If you take a loan against a massive amount of stock, the lender will almost certainly hedge it by buying options, and the option seller will hedge by selling stock.
Which helps with this analysis as risk and time value of money etc reduce the value of a future pile of money. Buying into a stack pile of money you get tomorrow is worth far more than that same pile at some potential point in the future.
>I'll happily pay you however much you let me buy of a static pile of money...
The money probably has outstanding tax liabilities (the Ali stake does), there may be other outstanding claims or legal restrictions on the use or divestment of the money, you have no say in how the money is used for investment or other purposes and no control over when or how the money is divested if ever.
Compare that to just keeping your own money in a savings account over which you have full control.
If I want to invest in Ali am I better off buying Ali shares myself, or buying a stake in a big pile of Ali shares I have no control over? It's not even an actively managed fund so you're not even getting that benefit.
> I'll happily pay you however much you let me buy of a static pile of money for under the dollar amount of the pile, as long as the difference covers transfer fees. I'm pretty sure I wouldn't be the only one either.
Why? What does that gain you? You lose the use of the money you put in to buying the asset.

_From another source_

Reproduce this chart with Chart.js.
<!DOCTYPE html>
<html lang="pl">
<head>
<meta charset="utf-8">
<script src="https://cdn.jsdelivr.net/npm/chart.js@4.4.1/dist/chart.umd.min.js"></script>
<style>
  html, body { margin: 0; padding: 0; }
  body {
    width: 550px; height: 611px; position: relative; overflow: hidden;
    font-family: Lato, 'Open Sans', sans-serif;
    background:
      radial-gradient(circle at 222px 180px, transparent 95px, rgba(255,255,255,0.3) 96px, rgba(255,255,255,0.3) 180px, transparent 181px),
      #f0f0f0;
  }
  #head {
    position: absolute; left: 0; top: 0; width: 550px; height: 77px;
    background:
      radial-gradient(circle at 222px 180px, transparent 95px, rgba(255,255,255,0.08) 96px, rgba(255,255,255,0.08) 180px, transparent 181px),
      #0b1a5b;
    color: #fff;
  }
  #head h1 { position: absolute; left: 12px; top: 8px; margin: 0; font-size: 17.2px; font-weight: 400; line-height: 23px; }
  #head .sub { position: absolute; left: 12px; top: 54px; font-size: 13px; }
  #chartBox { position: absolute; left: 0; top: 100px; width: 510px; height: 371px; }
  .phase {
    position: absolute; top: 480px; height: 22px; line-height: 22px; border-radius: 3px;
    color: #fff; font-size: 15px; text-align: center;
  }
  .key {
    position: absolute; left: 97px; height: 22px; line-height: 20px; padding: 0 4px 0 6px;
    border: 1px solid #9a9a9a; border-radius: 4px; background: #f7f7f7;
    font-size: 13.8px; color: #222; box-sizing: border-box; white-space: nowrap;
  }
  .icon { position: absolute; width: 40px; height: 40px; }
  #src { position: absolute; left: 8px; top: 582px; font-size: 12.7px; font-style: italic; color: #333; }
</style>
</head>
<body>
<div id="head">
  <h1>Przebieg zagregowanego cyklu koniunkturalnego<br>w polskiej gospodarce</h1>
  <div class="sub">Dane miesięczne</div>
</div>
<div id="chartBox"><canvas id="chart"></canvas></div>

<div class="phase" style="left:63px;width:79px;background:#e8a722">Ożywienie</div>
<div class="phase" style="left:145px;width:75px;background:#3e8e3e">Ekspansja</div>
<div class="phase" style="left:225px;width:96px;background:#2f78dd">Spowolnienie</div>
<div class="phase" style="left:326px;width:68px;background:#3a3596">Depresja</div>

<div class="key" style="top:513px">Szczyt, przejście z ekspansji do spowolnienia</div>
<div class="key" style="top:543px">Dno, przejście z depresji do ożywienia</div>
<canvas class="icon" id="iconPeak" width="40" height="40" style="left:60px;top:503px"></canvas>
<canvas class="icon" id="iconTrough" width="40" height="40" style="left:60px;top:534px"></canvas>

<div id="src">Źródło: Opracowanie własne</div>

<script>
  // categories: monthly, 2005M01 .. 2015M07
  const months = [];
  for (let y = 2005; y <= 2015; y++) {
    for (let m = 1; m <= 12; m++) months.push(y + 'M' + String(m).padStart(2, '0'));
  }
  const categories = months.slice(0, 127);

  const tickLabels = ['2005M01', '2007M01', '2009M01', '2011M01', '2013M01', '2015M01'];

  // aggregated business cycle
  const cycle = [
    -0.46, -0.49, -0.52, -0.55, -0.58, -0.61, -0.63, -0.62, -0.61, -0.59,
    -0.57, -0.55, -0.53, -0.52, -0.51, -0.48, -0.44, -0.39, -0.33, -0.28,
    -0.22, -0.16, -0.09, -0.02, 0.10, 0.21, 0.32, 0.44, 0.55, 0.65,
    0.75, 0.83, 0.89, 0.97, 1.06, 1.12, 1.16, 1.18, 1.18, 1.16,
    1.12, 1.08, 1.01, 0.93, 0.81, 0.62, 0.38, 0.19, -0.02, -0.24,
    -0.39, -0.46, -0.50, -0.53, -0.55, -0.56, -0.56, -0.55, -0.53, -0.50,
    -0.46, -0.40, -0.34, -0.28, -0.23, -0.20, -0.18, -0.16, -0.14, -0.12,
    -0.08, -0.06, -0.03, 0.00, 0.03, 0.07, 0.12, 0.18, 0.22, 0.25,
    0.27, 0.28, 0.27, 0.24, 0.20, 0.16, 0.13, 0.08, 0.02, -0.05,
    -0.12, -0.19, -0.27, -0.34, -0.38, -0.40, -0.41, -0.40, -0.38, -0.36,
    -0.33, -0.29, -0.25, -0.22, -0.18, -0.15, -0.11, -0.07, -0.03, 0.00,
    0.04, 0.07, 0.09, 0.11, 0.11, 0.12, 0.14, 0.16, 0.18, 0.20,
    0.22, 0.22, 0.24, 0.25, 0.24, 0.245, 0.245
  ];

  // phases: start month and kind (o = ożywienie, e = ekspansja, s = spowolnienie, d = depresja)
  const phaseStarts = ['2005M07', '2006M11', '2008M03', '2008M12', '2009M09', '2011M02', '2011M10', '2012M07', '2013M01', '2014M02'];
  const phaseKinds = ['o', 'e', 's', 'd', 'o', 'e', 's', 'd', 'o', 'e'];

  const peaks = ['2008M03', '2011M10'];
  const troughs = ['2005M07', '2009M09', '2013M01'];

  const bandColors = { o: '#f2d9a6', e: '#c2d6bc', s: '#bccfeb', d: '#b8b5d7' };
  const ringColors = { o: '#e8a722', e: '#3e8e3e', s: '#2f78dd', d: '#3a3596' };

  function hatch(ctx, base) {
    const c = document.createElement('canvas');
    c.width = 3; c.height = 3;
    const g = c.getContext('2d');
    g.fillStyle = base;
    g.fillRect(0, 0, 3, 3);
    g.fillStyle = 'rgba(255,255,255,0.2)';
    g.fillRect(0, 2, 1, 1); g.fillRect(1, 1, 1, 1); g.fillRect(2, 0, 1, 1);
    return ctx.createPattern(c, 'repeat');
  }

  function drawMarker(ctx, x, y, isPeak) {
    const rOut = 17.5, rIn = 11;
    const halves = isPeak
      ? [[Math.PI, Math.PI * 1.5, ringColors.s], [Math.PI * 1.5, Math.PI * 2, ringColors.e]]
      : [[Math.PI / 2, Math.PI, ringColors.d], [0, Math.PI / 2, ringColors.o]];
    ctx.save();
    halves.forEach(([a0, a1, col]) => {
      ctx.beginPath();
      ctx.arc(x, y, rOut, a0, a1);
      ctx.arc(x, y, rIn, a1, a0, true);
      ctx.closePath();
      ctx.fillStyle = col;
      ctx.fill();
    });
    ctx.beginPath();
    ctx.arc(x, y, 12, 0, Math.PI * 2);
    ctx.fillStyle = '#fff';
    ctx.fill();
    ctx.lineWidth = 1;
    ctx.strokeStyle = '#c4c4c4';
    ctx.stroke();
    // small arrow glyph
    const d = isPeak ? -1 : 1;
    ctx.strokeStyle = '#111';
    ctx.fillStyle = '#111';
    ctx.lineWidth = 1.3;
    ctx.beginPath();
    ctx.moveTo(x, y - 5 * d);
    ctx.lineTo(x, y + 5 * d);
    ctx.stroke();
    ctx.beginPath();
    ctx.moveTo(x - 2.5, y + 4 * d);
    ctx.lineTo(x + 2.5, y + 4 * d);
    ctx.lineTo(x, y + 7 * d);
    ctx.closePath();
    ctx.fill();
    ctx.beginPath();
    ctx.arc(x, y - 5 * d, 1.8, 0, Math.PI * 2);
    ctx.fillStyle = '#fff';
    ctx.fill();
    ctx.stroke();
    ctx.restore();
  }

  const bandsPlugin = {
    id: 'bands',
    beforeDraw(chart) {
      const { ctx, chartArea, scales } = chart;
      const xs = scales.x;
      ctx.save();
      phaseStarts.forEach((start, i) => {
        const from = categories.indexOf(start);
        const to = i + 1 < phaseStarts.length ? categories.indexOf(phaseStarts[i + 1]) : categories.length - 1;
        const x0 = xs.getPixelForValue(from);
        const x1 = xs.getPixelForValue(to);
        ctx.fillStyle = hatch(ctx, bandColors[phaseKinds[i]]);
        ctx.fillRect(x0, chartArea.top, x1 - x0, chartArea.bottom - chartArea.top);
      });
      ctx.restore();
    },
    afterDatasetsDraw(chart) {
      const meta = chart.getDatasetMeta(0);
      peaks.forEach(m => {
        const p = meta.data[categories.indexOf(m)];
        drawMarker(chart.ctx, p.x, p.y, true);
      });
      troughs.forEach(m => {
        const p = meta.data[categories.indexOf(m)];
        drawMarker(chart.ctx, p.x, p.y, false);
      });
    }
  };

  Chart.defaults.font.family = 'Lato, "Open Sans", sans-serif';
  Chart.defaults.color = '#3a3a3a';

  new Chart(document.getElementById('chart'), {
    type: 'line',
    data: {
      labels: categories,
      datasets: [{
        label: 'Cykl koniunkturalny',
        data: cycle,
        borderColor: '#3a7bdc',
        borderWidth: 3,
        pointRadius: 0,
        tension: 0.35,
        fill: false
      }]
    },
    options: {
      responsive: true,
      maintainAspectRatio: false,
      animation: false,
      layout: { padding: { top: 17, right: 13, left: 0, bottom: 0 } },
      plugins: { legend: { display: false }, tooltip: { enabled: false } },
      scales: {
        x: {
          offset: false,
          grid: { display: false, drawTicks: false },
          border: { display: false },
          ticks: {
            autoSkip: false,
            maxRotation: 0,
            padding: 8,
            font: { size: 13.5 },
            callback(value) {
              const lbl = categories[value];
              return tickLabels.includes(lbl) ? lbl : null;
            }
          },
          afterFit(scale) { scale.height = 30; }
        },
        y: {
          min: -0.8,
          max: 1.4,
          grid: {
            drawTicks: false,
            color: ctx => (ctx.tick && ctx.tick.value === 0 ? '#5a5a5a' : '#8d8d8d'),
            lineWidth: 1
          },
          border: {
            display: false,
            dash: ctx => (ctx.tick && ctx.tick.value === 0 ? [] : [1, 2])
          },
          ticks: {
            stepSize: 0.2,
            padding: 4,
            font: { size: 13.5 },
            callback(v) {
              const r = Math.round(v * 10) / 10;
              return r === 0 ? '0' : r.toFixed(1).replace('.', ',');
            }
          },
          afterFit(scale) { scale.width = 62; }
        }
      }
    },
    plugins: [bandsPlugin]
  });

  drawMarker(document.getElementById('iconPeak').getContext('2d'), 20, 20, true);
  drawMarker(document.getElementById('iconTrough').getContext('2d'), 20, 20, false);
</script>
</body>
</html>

You have no access to the money backing up the asset. That underlying asset might be going up or down in value, but none of that value change is being paid out to you.
> This to say that when you state "that's not how it works", that's your analysis of the market, and you're free to rationalize how you think the market arrived at a current valuation, but other people will rationalize it differently. That's the whole reason why different investment strategies exist.

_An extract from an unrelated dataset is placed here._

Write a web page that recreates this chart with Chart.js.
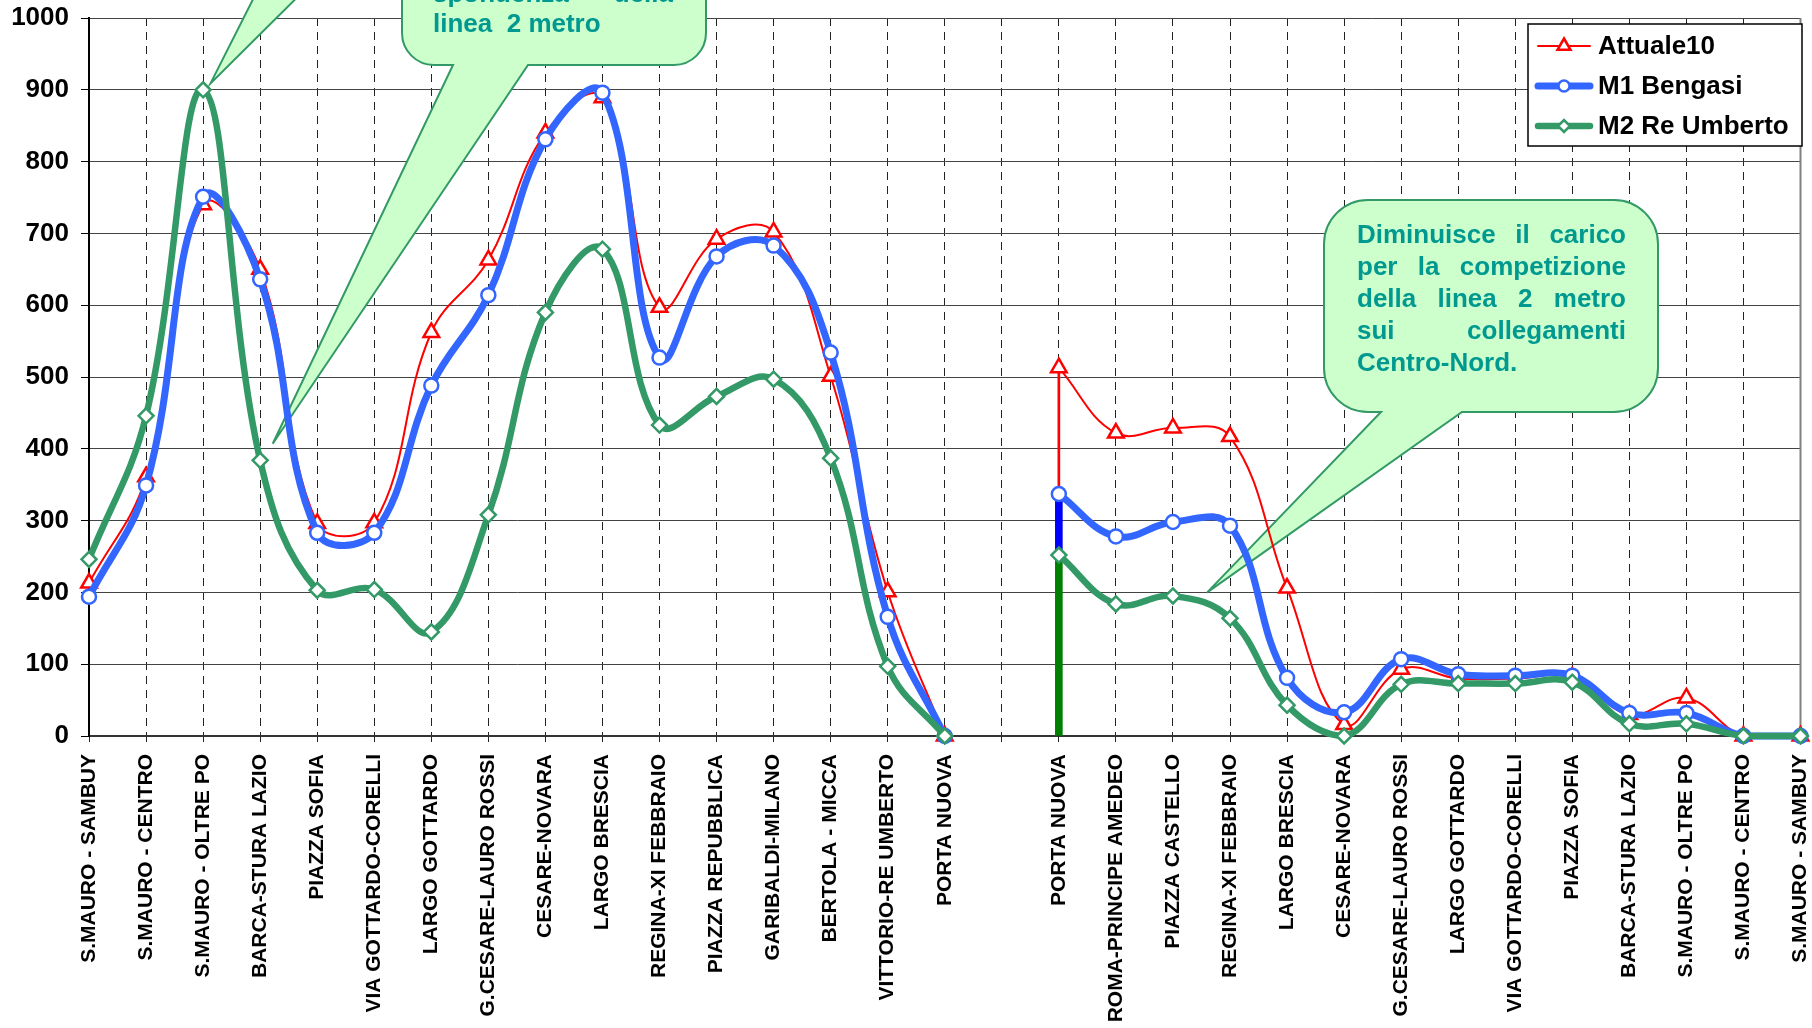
<!DOCTYPE html>
<html lang="it">
<head>
<meta charset="utf-8">
<title>Carico sulla linea - Attuale10, M1 Bengasi, M2 Re Umberto</title>
<script src="https://cdn.jsdelivr.net/npm/chart.js"></script>
<style>
  html, body { margin: 0; padding: 0; background: #fff; }
  #wrap { width: 1812px; height: 1028px; position: relative; }
</style>
</head>
<body>
<div id="wrap"><canvas id="carico"></canvas></div>
<script>
// fermate: andata verso Porta Nuova, colonna vuota, ritorno verso S.Mauro
const fermate = [
  'S.MAURO - SAMBUY', 'S.MAURO - CENTRO', 'S.MAURO - OLTRE PO', 'BARCA-STURA LAZIO',
  'PIAZZA SOFIA', 'VIA GOTTARDO-CORELLI', 'LARGO GOTTARDO', 'G.CESARE-LAURO ROSSI',
  'CESARE-NOVARA', 'LARGO BRESCIA', 'REGINA-XI FEBBRAIO', 'PIAZZA REPUBBLICA',
  'GARIBALDI-MILANO', 'BERTOLA - MICCA', 'VITTORIO-RE UMBERTO', 'PORTA NUOVA',
  '',
  'PORTA NUOVA', 'ROMA-PRINCIPE AMEDEO', 'PIAZZA CASTELLO', 'REGINA-XI FEBBRAIO',
  'LARGO BRESCIA', 'CESARE-NOVARA', 'G.CESARE-LAURO ROSSI', 'LARGO GOTTARDO',
  'VIA GOTTARDO-CORELLI', 'PIAZZA SOFIA', 'BARCA-STURA LAZIO', 'S.MAURO - OLTRE PO',
  'S.MAURO - CENTRO', 'S.MAURO - SAMBUY'
];

const attuale10 = [213, 361, 740, 650, 296, 297, 562, 663, 840, 889, 597, 692, 702, 501, 201, 0,
  null, 513, 422, 429, 417, 206, 16, 93, 80, 80, 82, 30, 53, 0, 0];
const m1Bengasi = [194, 349, 751, 636, 283, 283, 488, 614, 831, 896, 527, 668, 683, 534, 166, 0,
  null, 337, 278, 298, 293, 81, 33, 107, 86, 84, 84, 32, 32, 0, 0];
const m2ReUmberto = [246, 446, 900, 384, 203, 204, 145, 308, 590, 678, 433, 473, 497, 387, 97, 0,
  null, 252, 184, 195, 164, 43, 0, 72, 73, 73, 75, 17, 17, 0, 0];

// capolinea del ritorno: i tratti verticali partono da qui
const capolinea = 17;

const FONT = "'Liberation Sans', Arial, sans-serif";
Chart.defaults.font.family = FONT;

// segmenti verticali al capolinea, impilati fra le tre serie
const tratto = (lo, hi) => fermate.map((_, i) => i === capolinea ? [lo[i], hi[i]] : null);
const zero = fermate.map(() => 0);

const fumetti = [
  { lines: [], box: { x: 150, y: -220, w: 420, h: 160, r: 40 },
    tail: [283, 355], anchor: { i: 2.13, v: 909 } },
  { lines: ['spondenza della', 'linea  2 metro'], box: { x: 402, y: -130, w: 304, h: 195, r: 32 },
    tail: [453, 528], anchor: { i: 3.22, v: 407 }, text: { x: 433, w: 240, y: 2, lh: 30 } },
  { lines: ['Diminuisce il carico', 'per la competizione', 'della linea 2 metro', 'sui collegamenti', 'Centro-Nord.'],
    box: { x: 1324, y: 200, w: 334, h: 212, r: 44 },
    tail: [1381, 1462], anchor: { i: 19.6, v: 200 }, text: { x: 1357, w: 269, y: 243, lh: 32 } }
];

function pathFumetto(ctx, b, tl, tr, ax, ay) {
  const { x, y, w, h, r } = b;
  const bot = y + h;
  ctx.beginPath();
  ctx.moveTo(x + r, y);
  ctx.arcTo(x + w, y, x + w, y + r, r);
  ctx.arcTo(x + w, bot, x + w - r, bot, r);
  ctx.lineTo(tr, bot);
  ctx.lineTo(ax, ay);
  ctx.lineTo(tl, bot);
  ctx.arcTo(x, bot, x, bot - r, r);
  ctx.arcTo(x, y, x + r, y, r);
  ctx.closePath();
}

function rigaGiustificata(ctx, riga, x, y, w, ultima) {
  const parole = riga.split(' ').filter(Boolean);
  if (ultima || parole.length < 2) { ctx.fillText(riga, x, y); return; }
  const pieno = parole.reduce((s, p) => s + ctx.measureText(p).width, 0);
  const gap = (w - pieno) / (parole.length - 1);
  let cx = x;
  parole.forEach(p => { ctx.fillText(p, cx, y); cx += ctx.measureText(p).width + gap; });
}

const fumettiPlugin = {
  id: 'fumetti',
  beforeDatasetsDraw(chart) {
    const { ctx, chartArea, scales: { x, y } } = chart;
    ctx.save();
    // bordo destro dell'area del grafico
    ctx.strokeStyle = '#808080';
    ctx.lineWidth = 2;
    ctx.beginPath();
    ctx.moveTo(chartArea.right, chartArea.top);
    ctx.lineTo(chartArea.right, chartArea.bottom);
    ctx.stroke();

    fumetti.forEach(f => {
      const ax = x.getPixelForValue(f.anchor.i);
      const ay = y.getPixelForValue(f.anchor.v);
      pathFumetto(ctx, f.box, f.tail[0], f.tail[1], ax, ay);
      ctx.fillStyle = '#ccffcc';
      ctx.fill();
      ctx.strokeStyle = '#339966';
      ctx.lineWidth = 2;
      ctx.stroke();
      if (!f.text) return;
      ctx.fillStyle = '#009990';
      ctx.font = 'bold 26px ' + FONT;
      ctx.textBaseline = 'alphabetic';
      ctx.textAlign = 'left';
      f.lines.forEach((riga, k) => {
        rigaGiustificata(ctx, riga, f.text.x, f.text.y + k * f.text.lh, f.text.w, k === f.lines.length - 1);
      });
    });
    ctx.restore();
  }
};

const legendaPlugin = {
  id: 'legendaRiquadro',
  afterDatasetsDraw(chart) {
    const ctx = chart.ctx;
    const serie = chart.data.datasets.filter(d => d.type !== 'bar');
    const bx = 1528, by = 24, bw = 274, bh = 122;
    ctx.save();
    ctx.fillStyle = '#fff';
    ctx.fillRect(bx, by, bw, bh);
    ctx.strokeStyle = '#000';
    ctx.lineWidth = 1.5;
    ctx.strokeRect(bx, by, bw, bh);
    serie.forEach((ds, k) => {
      const cy = by + 22 + k * 40;
      ctx.strokeStyle = ds.borderColor;
      ctx.lineWidth = ds.borderWidth;
      ctx.lineCap = 'round';
      ctx.beginPath();
      ctx.moveTo(bx + 10, cy);
      ctx.lineTo(bx + 62, cy);
      ctx.stroke();
      ctx.fillStyle = '#fff';
      ctx.lineWidth = ds.pointBorderWidth;
      Chart.helpers.drawPoint(ctx, {
        pointStyle: ds.pointStyle, radius: ds.pointRadius - 1.5, rotation: 0, borderWidth: ds.pointBorderWidth
      }, bx + 36, cy);
      ctx.fillStyle = '#000';
      ctx.font = 'bold 26px ' + FONT;
      ctx.textBaseline = 'middle';
      ctx.fillText(ds.label, bx + 70, cy + 1);
    });
    ctx.restore();
  }
};

const linea = (label, data, color, width, style, radius, order) => ({
  type: 'line', label, data, order,
  borderColor: color, borderWidth: width,
  pointStyle: style, pointRadius: radius, pointBorderWidth: 2.5,
  pointBackgroundColor: '#fff', pointBorderColor: color,
  tension: 0.4, spanGaps: false, clip: false
});

const verticale = (data, color, thick, order) => ({
  type: 'bar', data, order,
  backgroundColor: color, borderWidth: 0,
  barThickness: thick, grouped: false
});

new Chart(document.getElementById('carico'), {
  type: 'line',
  data: {
    labels: fermate,
    datasets: [
      linea('Attuale10', attuale10, '#ff0000', 2, 'triangle', 9, 3),
      linea('M1 Bengasi', m1Bengasi, '#3366ff', 7, 'circle', 7, 2),
      linea('M2 Re Umberto', m2ReUmberto, '#339966', 6.5, 'rectRot', 7.5, 1),
      verticale(tratto(zero, m2ReUmberto), '#008000', 7, 6),
      verticale(tratto(m2ReUmberto, m1Bengasi), '#0000ff', 7, 5),
      verticale(tratto(m1Bengasi, attuale10), '#ff0000', 2, 4)
    ]
  },
  options: {
    responsive: true,
    maintainAspectRatio: false,
    animation: false,
    events: [],
    layout: { padding: { top: 18, right: 7, bottom: 0, left: 0 } },
    plugins: {
      legend: { display: false },
      tooltip: { enabled: false }
    },
    scales: {
      x: {
        offset: false,
        ticks: {
          autoSkip: false,
          maxRotation: 90,
          minRotation: 90,
          color: '#000',
          padding: 12,
          font: { size: 21, weight: 'bold', lineHeight: 1 }
        },
        grid: { offset: false, color: '#222', lineWidth: 1, tickLength: 6, tickColor: '#222' },
        border: { dash: [8, 6], color: '#333', width: 2 },
        afterFit: (scale) => {
          scale.height = 292;
          scale.paddingLeft = 0;
          scale.paddingRight = 0;
        }
      },
      y: {
        min: 0,
        max: 1000,
        ticks: {
          stepSize: 100,
          color: '#000',
          padding: 12,
          font: { size: 26, weight: 'bold' },
          callback: (v) => String(v)
        },
        grid: { color: '#444', lineWidth: 1, tickLength: 8, tickColor: '#000' },
        border: { color: '#000', width: 2 },
        afterFit: (scale) => {
          scale.width = 89;
          scale.paddingTop = 0;
          scale.paddingBottom = 0;
        }
      }
    }
  },
  plugins: [fumettiPlugin, legendaPlugin]
});
</script>
</body>
</html>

Most investment strategies are shit in the long run, particularly those that are rationalized (i.e., superficially reasonable and valid, but actually supported by unconscious or specious reasoning). Discounting the value of an asset you cannot directly purchase and control is not one of them.
When the bit you chop off is basically a vault full of cash then yes you can easily value what’s left as negitive if the whole company is worth less than the cash in the vault.
> "Does of course raise the question of why did Verizon pay anything for Yahoo but those are the tough questions Verizon’s executive team will need to answer for its shareholders."
Good question. But let's take it a step further, which Wall Street outfit advised on and brokered that deal?
Of course the Verizon brass is ultimately responsible, but they weren't the only one who got it wrong. That said, I bet the WS firm that got it wrong still made out pretty well.
Does of course raise the question of why did Verizon pay anything for Yahoo but those are the tough questions Verizon’s executive team will need to answer for its shareholders.